Я не знаю, почему и зачем он уехал. Судя по стихам, никаких пуповин он не собирается резать, а просто мучительно-счастливо живет на теперь родной земле, правда — “одной ногою” (“Россию отняли, как ногу…”). Он с наслаждением пишет, что русские слова крал, крадет и будет красть, как репу с поля или подшипники с завода4. Неточные ударения эмигрантов в языке отцов бьют ему по сердцу. Он мечтал и мечтает отправиться в лес, где растут слова, нырнуть за словами в пруд или, подобно кошке, отыскать среди обычной травы — лечебную. Словесную. И чтоб в довершение пролился на его поэтическую голову ливень из слов.
В своих новых, израильских стихах он — все тот же: романтик, чуть-чуть позер, мечтатель, философствующий мудрец… Но и отец своей дочери. Время-то идет.
Он не оплакивает себя — того, который остался в России. Он сохранил даже странно-счастливую подростковость восприятия мира. Он не устает удивляться своей удачливости (выжил, не сел) и разгадывать тайный смысл всего с ним происходящего. Этим и заканчивает написанное в год отъезда стихотворение “Другая страна”. Промысл решил вывести его вон и втолкнуть “на прожарку грехов / в раскаленный рехов, где снуют бородатые предки”.

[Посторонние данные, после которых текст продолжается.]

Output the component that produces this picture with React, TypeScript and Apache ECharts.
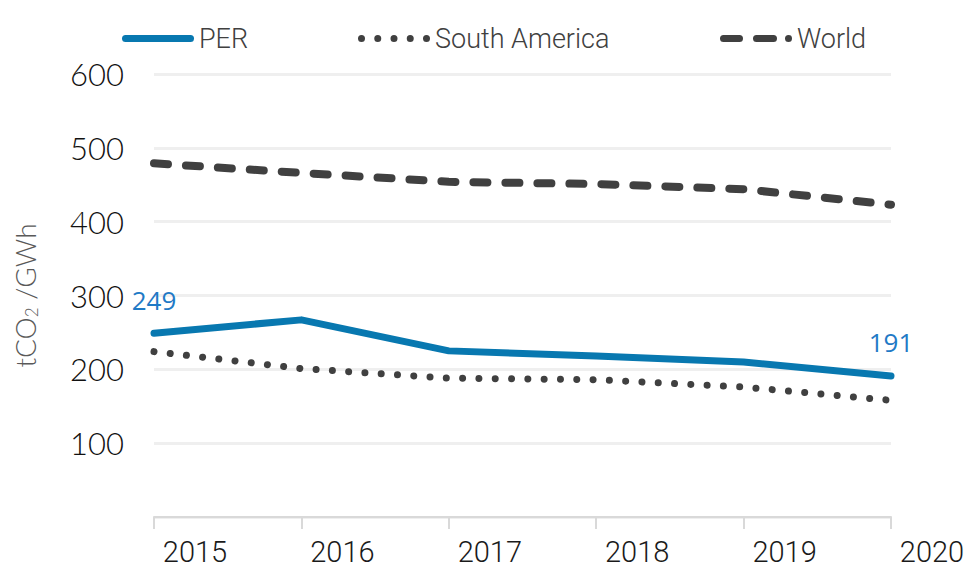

И поставить под зной — без смекалки и без языка,
без ребячьей гордыни и твердых заслуг пожилого.
Чтоб хватала рука
только то, что удержит рука.
И звучало в словах
только то, что вмещается в слово.
Из тех, кто пишет русские стихи до и после прибытия на Святую землю, мне так и не вспомнился ни один, который превзошел бы Добровича и в мастерстве, и в объеме написанного. Вдох сделан. Дело за выдохом: книжкой, в которой будет указан тираж (каким бы он ни был), и пусть не торжествующее, но справедливое место издания. Читатели стихов в Москве — и в России — еще присутствуют.
Павел Крючков.
1 Об этой же проблеме — переполненности, неспособности “включить еще чьи-то там „мечты и звуки” в состав собственной души” — писал в своей рецензии на книгу Игоря Булатовского петербургский критик и филолог Леонид Дубшан (см. “Новый мир”, 2004, № 3). Мне также очень нравится определение Лидии Чуковской: “Я с незнакомыми не знакомлюсь”. В нем совершенно нет надменности, но есть честная данность.